--- Begin ---

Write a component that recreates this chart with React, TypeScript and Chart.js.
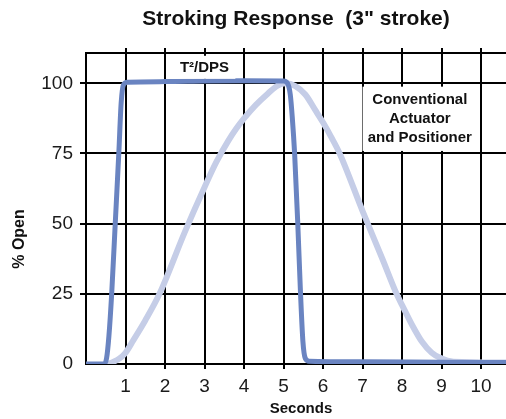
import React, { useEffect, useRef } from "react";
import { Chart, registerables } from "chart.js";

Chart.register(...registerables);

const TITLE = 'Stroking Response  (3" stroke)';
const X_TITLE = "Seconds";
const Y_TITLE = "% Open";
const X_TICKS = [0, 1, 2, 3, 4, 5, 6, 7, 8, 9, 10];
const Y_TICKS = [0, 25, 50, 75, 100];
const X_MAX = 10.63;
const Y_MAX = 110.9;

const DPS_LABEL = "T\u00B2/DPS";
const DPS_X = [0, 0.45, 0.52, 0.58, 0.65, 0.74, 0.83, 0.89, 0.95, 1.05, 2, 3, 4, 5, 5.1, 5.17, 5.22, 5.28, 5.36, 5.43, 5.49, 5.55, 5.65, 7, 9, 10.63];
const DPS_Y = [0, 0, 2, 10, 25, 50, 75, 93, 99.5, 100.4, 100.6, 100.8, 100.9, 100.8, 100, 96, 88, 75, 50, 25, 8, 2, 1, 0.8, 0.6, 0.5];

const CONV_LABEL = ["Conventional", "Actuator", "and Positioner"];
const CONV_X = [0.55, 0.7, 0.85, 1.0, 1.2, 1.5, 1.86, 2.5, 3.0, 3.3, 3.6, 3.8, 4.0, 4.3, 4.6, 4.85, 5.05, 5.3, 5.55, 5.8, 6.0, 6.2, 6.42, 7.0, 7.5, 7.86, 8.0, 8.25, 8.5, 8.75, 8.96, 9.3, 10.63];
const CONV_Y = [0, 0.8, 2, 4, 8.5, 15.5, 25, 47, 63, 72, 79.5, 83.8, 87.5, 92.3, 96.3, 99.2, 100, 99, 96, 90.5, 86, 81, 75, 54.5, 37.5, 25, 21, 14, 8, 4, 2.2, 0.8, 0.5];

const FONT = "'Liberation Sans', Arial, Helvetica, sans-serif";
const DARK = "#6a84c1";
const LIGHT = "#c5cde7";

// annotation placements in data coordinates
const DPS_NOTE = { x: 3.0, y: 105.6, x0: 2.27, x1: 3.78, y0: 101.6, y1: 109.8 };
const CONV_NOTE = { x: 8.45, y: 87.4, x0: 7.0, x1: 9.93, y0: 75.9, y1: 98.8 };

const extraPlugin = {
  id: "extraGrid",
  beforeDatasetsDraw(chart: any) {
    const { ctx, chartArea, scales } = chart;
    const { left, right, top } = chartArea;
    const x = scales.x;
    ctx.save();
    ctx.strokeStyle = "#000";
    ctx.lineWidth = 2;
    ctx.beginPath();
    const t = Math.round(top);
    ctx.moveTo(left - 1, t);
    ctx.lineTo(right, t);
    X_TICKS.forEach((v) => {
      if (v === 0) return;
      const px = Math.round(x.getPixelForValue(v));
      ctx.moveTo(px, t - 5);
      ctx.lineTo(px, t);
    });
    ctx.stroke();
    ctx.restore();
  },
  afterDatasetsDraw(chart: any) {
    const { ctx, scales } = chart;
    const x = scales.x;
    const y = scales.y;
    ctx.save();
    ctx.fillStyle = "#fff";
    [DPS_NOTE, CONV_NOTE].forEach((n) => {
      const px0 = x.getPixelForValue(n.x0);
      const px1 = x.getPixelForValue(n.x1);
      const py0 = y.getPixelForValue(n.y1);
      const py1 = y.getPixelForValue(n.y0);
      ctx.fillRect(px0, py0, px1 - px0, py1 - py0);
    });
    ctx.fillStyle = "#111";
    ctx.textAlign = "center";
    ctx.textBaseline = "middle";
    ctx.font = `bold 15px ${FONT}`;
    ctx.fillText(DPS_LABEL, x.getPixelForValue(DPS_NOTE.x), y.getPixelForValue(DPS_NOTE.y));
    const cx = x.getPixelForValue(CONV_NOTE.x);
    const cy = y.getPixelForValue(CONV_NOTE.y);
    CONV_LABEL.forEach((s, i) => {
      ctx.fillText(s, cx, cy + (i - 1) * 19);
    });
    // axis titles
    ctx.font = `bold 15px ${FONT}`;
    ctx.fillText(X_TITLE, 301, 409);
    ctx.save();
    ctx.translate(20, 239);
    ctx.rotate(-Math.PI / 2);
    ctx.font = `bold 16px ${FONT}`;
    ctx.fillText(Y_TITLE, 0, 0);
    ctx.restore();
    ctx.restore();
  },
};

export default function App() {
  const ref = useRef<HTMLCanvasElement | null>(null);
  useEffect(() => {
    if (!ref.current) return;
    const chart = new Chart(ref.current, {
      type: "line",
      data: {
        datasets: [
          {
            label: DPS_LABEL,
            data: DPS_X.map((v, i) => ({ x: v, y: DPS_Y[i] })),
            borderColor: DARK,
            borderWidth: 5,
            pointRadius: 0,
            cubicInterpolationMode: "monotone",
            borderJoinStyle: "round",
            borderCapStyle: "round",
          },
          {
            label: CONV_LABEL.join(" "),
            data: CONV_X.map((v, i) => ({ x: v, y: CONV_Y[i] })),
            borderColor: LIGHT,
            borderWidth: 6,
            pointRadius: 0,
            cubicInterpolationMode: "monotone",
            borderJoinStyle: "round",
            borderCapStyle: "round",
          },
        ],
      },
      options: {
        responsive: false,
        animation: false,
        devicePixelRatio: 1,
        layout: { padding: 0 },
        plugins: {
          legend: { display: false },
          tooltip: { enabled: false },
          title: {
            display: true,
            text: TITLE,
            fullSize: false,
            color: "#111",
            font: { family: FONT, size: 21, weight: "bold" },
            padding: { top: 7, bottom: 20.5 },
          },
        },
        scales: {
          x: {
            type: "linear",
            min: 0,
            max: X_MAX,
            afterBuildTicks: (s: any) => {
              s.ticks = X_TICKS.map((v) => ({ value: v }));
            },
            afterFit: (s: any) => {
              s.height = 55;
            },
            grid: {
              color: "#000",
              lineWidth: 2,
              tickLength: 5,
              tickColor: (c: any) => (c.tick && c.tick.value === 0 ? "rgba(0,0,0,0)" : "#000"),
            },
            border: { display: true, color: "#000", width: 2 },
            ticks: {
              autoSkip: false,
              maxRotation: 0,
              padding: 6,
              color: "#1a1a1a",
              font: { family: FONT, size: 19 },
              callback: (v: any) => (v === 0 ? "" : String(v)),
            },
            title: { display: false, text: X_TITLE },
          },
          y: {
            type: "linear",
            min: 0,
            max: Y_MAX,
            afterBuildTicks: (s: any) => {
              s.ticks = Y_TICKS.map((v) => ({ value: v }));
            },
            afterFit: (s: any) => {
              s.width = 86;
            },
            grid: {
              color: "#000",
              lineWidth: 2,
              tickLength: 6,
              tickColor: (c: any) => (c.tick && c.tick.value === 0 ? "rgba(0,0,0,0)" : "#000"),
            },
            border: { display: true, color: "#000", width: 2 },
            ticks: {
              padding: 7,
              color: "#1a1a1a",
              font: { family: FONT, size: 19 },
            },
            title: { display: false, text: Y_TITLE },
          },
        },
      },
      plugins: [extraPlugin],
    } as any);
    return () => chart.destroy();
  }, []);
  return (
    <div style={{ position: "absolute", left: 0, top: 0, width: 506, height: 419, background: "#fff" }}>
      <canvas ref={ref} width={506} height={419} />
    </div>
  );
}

--- End ---

> **What is needed**
Give again, word for word, every line from the top of the data above to the line holding "75.9, y1: 98.8", inclusive, with the pictures left out.

> **Worked solution**
Write a component that recreates this chart with React, TypeScript and Chart.js.
import React, { useEffect, useRef } from "react";
import { Chart, registerables } from "chart.js";

Chart.register(...registerables);

const TITLE = 'Stroking Response  (3" stroke)';
const X_TITLE = "Seconds";
const Y_TITLE = "% Open";
const X_TICKS = [0, 1, 2, 3, 4, 5, 6, 7, 8, 9, 10];
const Y_TICKS = [0, 25, 50, 75, 100];
const X_MAX = 10.63;
const Y_MAX = 110.9;

const DPS_LABEL = "T\u00B2/DPS";
const DPS_X = [0, 0.45, 0.52, 0.58, 0.65, 0.74, 0.83, 0.89, 0.95, 1.05, 2, 3, 4, 5, 5.1, 5.17, 5.22, 5.28, 5.36, 5.43, 5.49, 5.55, 5.65, 7, 9, 10.63];
const DPS_Y = [0, 0, 2, 10, 25, 50, 75, 93, 99.5, 100.4, 100.6, 100.8, 100.9, 100.8, 100, 96, 88, 75, 50, 25, 8, 2, 1, 0.8, 0.6, 0.5];

const CONV_LABEL = ["Conventional", "Actuator", "and Positioner"];
const CONV_X = [0.55, 0.7, 0.85, 1.0, 1.2, 1.5, 1.86, 2.5, 3.0, 3.3, 3.6, 3.8, 4.0, 4.3, 4.6, 4.85, 5.05, 5.3, 5.55, 5.8, 6.0, 6.2, 6.42, 7.0, 7.5, 7.86, 8.0, 8.25, 8.5, 8.75, 8.96, 9.3, 10.63];
const CONV_Y = [0, 0.8, 2, 4, 8.5, 15.5, 25, 47, 63, 72, 79.5, 83.8, 87.5, 92.3, 96.3, 99.2, 100, 99, 96, 90.5, 86, 81, 75, 54.5, 37.5, 25, 21, 14, 8, 4, 2.2, 0.8, 0.5];

const FONT = "'Liberation Sans', Arial, Helvetica, sans-serif";
const DARK = "#6a84c1";
const LIGHT = "#c5cde7";

// annotation placements in data coordinates
const DPS_NOTE = { x: 3.0, y: 105.6, x0: 2.27, x1: 3.78, y0: 101.6, y1: 109.8 };
const CONV_NOTE = { x: 8.45, y: 87.4, x0: 7.0, x1: 9.93, y0: 75.9, y1: 98.8 };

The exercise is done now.